The quietest was the youngest and most junior hierarch, Bishop Laurus of Manhattan. He didn’t speak a word during dinner, and impressed me as the humblest of all monks. Still, after dinner, my brother and I and the young cell-attendant of Vladyka Laurus, Paul Loukianoff (now Archbishop Peter of Chicago), had a conversation on the second floor of the house, when suddenly Vladyka Laurus walked in and started a conversation with us.

Thank God, this tradition of accessibility by the bishops of the Russian Church Abroad has survived, even on the level of our First Hierarch, Metropolitan Hilarion. 


It was Vladyka Laurus himself who later ordained me a reader and subdeacon, then to the diaconate and priesthood. During my years as a seminarian, I served as a subdeacon with him. Later, after 2000, he entrusted me with authoring several church texts.

These archpastors—Vladyka Laurus and Vladyka Anthony, had an unbelievable sensitivity to liturgics, a living conception of divine service—on one hand, an ancient, unchanging one, and on the other—a renewable and living one. They taught me the spiritual aspect of church life, how the mechanism of church cooperation and collegiality works. With regard to conciliarity and church order, they adhered strictly to the spiritual legacy of Metropolitan Anastassy (Gribanovsky) of blessed memory, as it relates to the 34th Apostolic Canon* as the cornerstone of establishing relations between a senior hierarch and his brother bishops. I consider these bishops not only my spiritual guides but fathers as well. I often turn to them with the request to pray for me before the Divine altar, to offer me guidance and wisdom in difficult questions and circumstances.

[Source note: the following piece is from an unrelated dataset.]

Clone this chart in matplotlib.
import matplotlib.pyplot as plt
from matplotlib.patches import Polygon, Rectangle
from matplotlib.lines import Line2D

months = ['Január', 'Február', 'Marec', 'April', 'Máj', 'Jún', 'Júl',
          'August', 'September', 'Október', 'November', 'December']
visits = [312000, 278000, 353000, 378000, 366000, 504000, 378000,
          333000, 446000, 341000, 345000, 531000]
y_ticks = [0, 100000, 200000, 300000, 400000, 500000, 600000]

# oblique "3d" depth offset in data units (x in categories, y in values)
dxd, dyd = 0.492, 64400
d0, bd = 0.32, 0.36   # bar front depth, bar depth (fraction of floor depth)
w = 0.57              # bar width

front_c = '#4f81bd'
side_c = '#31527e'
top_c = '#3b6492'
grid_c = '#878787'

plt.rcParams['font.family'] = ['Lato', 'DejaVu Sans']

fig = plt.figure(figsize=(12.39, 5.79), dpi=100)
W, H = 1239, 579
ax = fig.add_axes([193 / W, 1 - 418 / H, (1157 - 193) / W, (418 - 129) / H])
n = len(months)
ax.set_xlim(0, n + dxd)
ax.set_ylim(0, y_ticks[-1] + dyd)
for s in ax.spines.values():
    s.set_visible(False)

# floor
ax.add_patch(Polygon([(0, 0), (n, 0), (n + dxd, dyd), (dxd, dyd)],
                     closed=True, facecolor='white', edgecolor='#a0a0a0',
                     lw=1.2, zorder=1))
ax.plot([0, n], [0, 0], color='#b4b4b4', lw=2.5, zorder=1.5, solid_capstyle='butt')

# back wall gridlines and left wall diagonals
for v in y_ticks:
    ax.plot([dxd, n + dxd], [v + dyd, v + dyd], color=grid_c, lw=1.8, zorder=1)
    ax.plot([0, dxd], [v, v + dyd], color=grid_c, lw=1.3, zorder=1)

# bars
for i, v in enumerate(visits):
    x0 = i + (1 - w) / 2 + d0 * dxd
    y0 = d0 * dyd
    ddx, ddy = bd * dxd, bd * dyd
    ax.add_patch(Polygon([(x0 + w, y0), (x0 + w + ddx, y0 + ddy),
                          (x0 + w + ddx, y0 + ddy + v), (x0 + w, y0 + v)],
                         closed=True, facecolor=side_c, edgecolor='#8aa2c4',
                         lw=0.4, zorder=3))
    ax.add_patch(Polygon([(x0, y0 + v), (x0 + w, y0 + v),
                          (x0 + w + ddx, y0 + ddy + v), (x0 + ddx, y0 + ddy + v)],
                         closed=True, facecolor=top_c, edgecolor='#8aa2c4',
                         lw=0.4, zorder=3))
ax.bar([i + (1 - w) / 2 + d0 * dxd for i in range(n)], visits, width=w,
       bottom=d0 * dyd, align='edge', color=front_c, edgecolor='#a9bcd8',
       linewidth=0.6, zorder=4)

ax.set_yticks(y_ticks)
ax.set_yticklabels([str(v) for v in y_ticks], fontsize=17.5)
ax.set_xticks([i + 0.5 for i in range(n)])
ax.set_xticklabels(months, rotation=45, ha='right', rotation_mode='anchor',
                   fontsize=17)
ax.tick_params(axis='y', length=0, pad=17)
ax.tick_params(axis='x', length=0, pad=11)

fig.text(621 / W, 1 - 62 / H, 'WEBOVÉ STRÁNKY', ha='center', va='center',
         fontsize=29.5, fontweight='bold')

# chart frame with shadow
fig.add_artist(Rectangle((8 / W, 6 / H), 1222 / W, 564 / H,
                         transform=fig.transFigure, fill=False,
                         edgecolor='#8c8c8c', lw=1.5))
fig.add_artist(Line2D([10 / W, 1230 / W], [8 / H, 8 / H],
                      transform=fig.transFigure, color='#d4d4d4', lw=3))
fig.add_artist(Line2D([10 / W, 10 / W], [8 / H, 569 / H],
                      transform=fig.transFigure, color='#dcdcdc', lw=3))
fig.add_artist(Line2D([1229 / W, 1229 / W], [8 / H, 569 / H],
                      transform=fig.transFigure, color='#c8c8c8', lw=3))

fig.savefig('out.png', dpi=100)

Archbishop Anthony (Medvedev), Archbishop Vitaly (Ustinov) & Archbishop Laurus (Shurla), St. Vladimir's Church (New Jersey, USA) 1970s

In the 1990’s, you started to visit Russia and contact clergymen of the Russian Church in the Homeland. Tell us about your impressions, about the people you met. How did they react to you?

– I first visited Russia in December, 1989. It was an unexpected trip—I never thought that I would ever travel to my homeland, and it is naturally difficult to express what I felt at the moment. My first contacts there were mostly with clergymen whose positions were similar to those of the Church Abroad with regard to the veneration of the New Martyrs, the Royal Martyrs, with those who considered the Revolution and all of its consequences not so much as a continuation of Russian history as a profound catastrophe, an historical fracture.

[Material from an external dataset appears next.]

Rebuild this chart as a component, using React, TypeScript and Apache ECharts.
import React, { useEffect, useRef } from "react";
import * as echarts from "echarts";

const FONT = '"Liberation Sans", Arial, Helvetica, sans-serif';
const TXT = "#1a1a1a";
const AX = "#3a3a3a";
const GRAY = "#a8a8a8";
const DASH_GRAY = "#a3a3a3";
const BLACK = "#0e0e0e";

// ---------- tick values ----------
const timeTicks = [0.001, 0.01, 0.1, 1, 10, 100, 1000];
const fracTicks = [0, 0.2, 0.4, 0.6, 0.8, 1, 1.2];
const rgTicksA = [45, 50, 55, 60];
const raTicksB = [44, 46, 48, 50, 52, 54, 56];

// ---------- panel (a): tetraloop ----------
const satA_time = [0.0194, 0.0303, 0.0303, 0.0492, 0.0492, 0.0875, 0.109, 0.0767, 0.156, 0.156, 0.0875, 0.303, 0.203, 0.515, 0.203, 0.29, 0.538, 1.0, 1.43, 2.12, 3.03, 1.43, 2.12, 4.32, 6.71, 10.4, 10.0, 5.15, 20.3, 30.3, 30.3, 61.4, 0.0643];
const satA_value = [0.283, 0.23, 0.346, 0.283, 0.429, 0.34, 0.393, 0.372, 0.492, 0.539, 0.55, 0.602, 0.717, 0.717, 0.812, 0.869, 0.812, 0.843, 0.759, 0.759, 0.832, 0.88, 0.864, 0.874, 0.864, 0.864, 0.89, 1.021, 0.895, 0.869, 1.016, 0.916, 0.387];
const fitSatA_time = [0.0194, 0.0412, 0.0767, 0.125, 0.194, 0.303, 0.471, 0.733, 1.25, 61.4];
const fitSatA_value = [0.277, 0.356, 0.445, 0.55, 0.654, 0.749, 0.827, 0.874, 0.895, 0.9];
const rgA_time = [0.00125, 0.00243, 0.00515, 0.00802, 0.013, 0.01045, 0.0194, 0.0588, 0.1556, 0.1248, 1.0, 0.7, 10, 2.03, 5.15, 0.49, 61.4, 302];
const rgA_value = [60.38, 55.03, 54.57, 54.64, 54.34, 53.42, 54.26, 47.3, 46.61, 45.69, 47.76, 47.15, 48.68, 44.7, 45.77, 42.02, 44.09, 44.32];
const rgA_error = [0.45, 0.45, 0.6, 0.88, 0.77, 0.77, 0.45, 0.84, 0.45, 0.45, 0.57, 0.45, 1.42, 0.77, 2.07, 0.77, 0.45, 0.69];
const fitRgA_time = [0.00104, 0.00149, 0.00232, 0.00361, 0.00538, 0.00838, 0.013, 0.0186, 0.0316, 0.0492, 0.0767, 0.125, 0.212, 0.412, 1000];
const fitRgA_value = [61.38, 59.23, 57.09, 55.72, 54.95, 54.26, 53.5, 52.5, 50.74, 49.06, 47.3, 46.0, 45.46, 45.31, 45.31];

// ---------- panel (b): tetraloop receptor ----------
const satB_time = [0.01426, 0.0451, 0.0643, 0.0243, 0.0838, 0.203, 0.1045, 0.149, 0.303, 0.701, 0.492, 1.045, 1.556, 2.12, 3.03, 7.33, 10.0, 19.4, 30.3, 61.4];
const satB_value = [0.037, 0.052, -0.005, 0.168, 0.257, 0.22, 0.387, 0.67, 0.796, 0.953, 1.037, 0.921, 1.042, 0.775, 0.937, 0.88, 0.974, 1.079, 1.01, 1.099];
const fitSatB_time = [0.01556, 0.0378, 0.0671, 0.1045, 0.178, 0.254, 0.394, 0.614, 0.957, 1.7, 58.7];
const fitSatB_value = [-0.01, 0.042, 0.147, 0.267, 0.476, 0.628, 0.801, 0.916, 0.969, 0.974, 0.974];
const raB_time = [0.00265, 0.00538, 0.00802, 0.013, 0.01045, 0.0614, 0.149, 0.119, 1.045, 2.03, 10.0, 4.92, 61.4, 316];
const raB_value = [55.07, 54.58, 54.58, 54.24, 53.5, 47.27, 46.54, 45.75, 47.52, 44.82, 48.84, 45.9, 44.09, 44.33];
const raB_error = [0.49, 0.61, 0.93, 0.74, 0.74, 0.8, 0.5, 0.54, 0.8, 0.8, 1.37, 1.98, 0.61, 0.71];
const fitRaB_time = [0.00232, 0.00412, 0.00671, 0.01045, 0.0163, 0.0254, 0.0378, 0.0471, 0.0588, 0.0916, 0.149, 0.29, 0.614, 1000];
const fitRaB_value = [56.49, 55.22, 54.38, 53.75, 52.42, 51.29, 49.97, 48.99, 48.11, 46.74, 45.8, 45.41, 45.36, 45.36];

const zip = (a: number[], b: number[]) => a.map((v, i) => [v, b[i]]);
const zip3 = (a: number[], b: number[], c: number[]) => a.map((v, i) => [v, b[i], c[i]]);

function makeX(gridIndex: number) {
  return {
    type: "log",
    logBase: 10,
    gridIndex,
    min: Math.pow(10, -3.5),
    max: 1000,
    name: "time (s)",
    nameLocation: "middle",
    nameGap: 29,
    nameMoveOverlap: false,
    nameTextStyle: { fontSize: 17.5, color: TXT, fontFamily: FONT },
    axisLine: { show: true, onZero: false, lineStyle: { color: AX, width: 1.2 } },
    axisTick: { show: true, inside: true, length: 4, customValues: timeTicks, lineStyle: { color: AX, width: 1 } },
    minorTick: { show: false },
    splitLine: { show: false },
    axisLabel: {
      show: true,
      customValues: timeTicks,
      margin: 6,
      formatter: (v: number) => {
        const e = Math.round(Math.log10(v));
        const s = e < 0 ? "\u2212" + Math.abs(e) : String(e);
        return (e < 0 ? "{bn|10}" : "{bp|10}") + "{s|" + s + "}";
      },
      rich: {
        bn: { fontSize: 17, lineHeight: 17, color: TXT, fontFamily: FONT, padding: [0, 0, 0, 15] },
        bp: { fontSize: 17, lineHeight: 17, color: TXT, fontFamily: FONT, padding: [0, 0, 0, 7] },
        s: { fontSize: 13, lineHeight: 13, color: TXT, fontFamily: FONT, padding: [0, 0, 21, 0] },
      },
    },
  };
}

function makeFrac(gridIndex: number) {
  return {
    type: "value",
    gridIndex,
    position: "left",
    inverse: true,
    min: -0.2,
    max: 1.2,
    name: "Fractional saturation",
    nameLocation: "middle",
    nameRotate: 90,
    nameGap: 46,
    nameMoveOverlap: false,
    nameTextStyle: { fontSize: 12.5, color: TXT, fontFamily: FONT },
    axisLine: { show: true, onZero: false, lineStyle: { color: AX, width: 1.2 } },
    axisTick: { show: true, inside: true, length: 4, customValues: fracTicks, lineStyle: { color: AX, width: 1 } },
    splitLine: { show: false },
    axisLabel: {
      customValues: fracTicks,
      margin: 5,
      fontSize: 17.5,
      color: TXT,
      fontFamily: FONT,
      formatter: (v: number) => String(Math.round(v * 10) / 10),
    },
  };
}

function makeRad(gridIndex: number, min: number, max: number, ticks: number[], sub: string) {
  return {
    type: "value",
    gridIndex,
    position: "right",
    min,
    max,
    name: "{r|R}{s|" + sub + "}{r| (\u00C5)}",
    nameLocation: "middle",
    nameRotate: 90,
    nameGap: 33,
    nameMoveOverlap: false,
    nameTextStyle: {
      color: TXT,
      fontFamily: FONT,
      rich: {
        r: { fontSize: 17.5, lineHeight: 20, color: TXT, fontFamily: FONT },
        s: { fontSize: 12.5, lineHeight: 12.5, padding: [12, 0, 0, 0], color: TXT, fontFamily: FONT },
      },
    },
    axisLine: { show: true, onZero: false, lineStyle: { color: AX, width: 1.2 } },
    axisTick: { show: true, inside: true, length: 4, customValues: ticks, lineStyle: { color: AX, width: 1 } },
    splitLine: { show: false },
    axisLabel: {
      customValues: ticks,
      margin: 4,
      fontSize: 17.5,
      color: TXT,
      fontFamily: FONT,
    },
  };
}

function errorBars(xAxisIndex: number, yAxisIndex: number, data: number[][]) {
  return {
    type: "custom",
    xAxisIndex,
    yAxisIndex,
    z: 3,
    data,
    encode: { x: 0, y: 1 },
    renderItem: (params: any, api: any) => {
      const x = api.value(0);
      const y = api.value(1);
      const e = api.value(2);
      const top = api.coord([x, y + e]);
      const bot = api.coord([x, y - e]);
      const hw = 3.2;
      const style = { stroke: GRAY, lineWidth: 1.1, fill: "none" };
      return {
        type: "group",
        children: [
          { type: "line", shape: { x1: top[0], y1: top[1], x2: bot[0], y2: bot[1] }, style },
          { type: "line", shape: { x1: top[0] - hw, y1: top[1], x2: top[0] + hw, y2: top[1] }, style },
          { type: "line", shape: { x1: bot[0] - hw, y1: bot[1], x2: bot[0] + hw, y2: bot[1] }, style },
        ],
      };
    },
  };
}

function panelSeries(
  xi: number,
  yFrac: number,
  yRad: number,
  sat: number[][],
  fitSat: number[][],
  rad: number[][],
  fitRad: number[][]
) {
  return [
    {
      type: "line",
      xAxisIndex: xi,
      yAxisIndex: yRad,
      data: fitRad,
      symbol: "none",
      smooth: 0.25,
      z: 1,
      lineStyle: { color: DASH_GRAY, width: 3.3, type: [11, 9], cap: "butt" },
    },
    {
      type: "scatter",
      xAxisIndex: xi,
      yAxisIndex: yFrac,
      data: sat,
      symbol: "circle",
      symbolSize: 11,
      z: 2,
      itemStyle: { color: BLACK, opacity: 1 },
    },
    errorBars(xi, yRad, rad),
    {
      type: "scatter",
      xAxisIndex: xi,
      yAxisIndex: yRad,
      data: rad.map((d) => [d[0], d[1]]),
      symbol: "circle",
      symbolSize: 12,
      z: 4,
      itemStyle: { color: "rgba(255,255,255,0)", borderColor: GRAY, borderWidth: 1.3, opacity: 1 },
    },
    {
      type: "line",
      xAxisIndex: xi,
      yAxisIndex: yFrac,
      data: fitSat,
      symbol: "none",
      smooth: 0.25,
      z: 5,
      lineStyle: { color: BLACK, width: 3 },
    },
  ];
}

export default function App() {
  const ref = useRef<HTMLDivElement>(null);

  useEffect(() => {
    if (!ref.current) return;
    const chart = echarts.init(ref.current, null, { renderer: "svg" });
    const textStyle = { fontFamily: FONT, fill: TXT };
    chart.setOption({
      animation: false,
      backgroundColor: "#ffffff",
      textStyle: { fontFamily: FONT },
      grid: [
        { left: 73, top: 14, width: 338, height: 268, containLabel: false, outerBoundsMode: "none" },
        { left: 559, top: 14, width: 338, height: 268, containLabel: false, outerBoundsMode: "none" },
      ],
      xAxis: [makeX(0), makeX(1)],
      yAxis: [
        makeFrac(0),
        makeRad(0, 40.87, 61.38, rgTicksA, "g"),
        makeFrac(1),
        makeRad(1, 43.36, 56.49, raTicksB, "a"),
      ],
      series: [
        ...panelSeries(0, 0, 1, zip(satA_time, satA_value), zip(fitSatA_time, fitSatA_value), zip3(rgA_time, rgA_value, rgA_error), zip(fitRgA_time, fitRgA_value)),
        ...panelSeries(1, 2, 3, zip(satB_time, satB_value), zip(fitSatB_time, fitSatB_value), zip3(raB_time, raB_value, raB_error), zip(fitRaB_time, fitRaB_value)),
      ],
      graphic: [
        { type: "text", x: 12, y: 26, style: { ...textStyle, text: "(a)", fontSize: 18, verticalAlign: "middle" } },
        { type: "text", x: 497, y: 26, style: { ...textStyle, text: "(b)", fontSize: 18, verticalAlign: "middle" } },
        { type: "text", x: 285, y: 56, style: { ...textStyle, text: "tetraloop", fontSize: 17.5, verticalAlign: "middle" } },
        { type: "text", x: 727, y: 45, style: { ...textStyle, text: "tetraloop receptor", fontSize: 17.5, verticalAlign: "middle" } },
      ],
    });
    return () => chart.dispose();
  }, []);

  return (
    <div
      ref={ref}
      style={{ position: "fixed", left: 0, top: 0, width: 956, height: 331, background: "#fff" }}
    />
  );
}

Some of them strove to go under the omophorion of the Russian Church Abroad. Time showed us that some had good intentions, while others sought personal gain or were just passers-by, if not actual provocateurs. Honestly, we were naïve then, we didn’t understand life in the Soviet Union, including Church life. Still, we were obliged to proceed on that path. I think that thanks to the experience, even to the mistakes that we made, we were in fact sometimes led astray, that by the year 2000 we came to understand the real situation in Church life in Russia. We embarked on the path to reestablishing ecclesiastical unity without any illusions, but soberly and with sound judgement.

We were viewed in different ways be the people of Russia. For some we represented their “ticket abroad,” or a source of humanitarian aid. For others we were real Russians, the heirs of the pre-Revolutionary, exiled Russia. For others still we were foreigners, ideological foes. But usually, after we got to know each other better, even those who were very wary of us changed their opinion. We became, if not friends, then at least fellow-warriors for Christ, people who loved the Church and our Homeland.

Among the clergymen I became close with in the 1990’s, with whom I maintained contact for many years, were Protopriest Lev Lebedev of Kursk, Protopriest Anatoly Yakovin from the town of Velikodvoriye in the Gus-Khrustal region of Vladimir oblast, Protopriest Mikhail Zhenochin from Gdov in Pskov oblast and Protopriest Vasily Ermakov of St Petersburg.